(Requirement):
Everything from the first line of the data through the line with "n_points = 200" is to be echoed exactly, minus the pictures.

'''

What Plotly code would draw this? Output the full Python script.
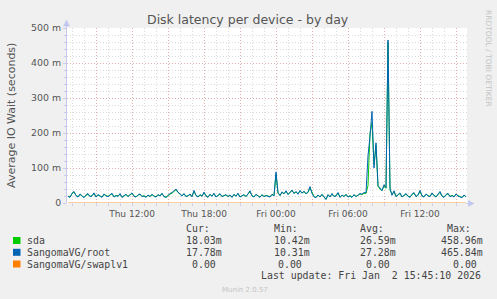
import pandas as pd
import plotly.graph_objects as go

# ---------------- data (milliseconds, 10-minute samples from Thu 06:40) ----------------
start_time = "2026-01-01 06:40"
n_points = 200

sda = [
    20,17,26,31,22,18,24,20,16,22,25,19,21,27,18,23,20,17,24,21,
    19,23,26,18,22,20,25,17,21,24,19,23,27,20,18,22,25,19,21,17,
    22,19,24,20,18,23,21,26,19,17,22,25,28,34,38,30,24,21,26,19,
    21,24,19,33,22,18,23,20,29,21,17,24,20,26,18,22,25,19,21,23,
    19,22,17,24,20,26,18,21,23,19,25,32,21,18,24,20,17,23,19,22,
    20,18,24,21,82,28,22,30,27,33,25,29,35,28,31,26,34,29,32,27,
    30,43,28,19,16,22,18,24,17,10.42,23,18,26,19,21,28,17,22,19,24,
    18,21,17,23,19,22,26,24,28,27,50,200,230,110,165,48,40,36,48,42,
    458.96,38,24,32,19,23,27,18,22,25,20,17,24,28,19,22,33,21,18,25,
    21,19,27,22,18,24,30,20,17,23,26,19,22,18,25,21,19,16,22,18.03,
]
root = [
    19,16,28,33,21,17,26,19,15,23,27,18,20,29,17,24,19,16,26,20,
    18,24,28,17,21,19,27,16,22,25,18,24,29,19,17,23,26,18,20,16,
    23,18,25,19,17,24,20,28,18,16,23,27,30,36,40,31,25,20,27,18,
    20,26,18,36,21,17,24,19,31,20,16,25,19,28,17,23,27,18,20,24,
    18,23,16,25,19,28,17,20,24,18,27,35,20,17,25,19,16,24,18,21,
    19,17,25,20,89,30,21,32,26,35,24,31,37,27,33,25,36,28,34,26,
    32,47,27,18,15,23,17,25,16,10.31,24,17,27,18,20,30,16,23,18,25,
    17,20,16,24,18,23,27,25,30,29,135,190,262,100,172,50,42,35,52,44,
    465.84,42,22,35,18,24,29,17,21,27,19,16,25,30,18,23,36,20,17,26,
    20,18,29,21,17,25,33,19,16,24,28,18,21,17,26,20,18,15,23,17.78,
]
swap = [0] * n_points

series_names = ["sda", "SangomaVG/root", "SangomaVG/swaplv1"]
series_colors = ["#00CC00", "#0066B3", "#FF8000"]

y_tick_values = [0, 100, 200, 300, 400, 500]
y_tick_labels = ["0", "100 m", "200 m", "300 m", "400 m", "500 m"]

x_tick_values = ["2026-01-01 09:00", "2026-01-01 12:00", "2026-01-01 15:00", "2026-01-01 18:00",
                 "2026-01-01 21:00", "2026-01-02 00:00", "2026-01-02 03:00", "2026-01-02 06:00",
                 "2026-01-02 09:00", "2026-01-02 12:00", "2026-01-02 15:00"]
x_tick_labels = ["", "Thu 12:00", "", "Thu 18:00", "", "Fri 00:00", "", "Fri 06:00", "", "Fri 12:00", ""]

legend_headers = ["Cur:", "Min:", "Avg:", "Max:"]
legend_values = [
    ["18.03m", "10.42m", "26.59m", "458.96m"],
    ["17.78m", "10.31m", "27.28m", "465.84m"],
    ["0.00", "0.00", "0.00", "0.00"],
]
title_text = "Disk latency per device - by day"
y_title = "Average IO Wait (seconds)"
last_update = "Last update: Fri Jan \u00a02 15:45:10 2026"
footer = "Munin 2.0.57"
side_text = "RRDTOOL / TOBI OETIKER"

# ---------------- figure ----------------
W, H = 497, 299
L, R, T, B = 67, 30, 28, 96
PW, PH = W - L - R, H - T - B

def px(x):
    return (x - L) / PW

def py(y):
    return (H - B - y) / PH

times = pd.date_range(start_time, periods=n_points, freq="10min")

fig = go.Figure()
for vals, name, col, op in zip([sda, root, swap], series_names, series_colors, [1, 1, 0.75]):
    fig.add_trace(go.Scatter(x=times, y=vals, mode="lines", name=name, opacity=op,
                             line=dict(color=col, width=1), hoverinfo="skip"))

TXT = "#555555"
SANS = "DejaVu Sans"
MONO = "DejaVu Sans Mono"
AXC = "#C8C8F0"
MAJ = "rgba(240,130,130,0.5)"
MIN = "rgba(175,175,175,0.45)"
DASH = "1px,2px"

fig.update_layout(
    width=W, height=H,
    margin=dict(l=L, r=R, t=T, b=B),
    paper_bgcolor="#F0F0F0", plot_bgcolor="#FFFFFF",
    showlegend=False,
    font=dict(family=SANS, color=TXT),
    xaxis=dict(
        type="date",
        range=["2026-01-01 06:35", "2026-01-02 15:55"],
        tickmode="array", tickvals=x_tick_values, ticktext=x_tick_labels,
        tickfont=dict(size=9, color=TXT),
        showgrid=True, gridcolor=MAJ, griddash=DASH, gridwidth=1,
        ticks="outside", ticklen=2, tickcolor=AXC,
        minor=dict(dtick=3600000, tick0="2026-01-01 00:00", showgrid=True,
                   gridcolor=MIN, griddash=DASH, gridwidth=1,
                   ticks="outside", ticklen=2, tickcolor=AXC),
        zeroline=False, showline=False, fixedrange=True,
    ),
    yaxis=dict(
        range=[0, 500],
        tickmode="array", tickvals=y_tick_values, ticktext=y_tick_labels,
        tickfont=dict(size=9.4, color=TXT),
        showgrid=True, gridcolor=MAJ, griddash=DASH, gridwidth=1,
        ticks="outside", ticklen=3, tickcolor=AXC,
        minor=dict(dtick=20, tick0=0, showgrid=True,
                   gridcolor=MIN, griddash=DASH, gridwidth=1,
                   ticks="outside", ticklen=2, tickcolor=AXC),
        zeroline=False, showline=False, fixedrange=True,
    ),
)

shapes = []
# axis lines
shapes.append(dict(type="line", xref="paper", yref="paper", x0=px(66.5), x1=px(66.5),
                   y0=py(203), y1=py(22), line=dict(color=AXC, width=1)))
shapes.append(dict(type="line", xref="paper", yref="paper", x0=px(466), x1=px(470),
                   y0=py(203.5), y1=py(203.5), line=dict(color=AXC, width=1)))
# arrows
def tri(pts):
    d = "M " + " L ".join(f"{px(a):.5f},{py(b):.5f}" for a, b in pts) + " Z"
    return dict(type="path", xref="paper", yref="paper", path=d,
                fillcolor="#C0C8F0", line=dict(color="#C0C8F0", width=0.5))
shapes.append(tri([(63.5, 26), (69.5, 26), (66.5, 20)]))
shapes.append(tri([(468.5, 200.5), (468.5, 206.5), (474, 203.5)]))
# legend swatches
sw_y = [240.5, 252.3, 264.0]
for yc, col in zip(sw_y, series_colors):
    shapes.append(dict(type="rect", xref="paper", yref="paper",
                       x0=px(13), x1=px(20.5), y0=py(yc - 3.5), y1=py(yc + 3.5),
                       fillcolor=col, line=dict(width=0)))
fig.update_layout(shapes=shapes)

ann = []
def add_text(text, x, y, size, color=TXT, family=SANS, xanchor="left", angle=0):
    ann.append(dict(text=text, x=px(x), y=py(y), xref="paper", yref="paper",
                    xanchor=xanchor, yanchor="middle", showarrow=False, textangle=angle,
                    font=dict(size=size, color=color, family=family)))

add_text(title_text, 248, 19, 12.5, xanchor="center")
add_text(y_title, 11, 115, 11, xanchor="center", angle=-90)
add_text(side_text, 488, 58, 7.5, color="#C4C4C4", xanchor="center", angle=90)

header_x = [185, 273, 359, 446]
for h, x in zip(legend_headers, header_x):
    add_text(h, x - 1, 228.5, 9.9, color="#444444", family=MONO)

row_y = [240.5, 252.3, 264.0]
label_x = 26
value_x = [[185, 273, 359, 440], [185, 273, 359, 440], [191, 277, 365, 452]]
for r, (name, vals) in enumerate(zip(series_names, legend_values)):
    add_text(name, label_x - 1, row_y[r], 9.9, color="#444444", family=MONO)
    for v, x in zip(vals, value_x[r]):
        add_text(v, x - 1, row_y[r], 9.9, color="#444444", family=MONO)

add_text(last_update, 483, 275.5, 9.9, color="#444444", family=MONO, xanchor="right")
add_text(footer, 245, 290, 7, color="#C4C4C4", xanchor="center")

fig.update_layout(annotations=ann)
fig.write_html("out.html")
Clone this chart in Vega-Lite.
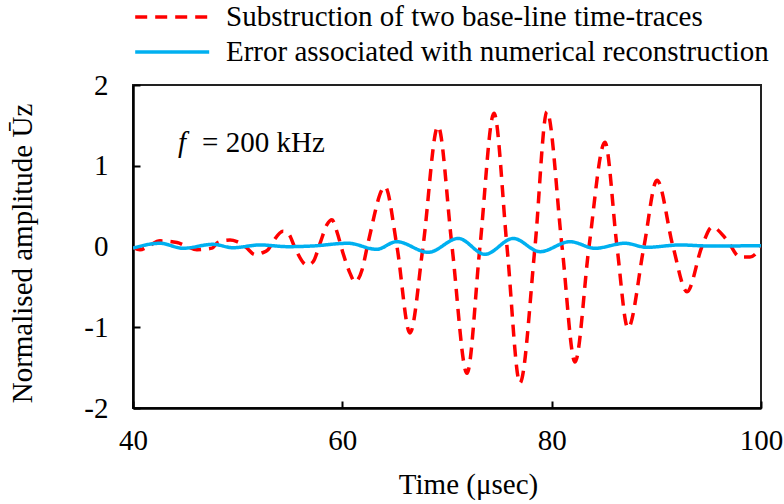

'''

(Written response):
What Plotly code would draw this? Output the full Python script.
import pandas as pd
import plotly.graph_objects as go

# ---------------- data (milliseconds, 10-minute samples from Thu 06:40) ----------------
start_time = "2026-01-01 06:40"
n_points = 200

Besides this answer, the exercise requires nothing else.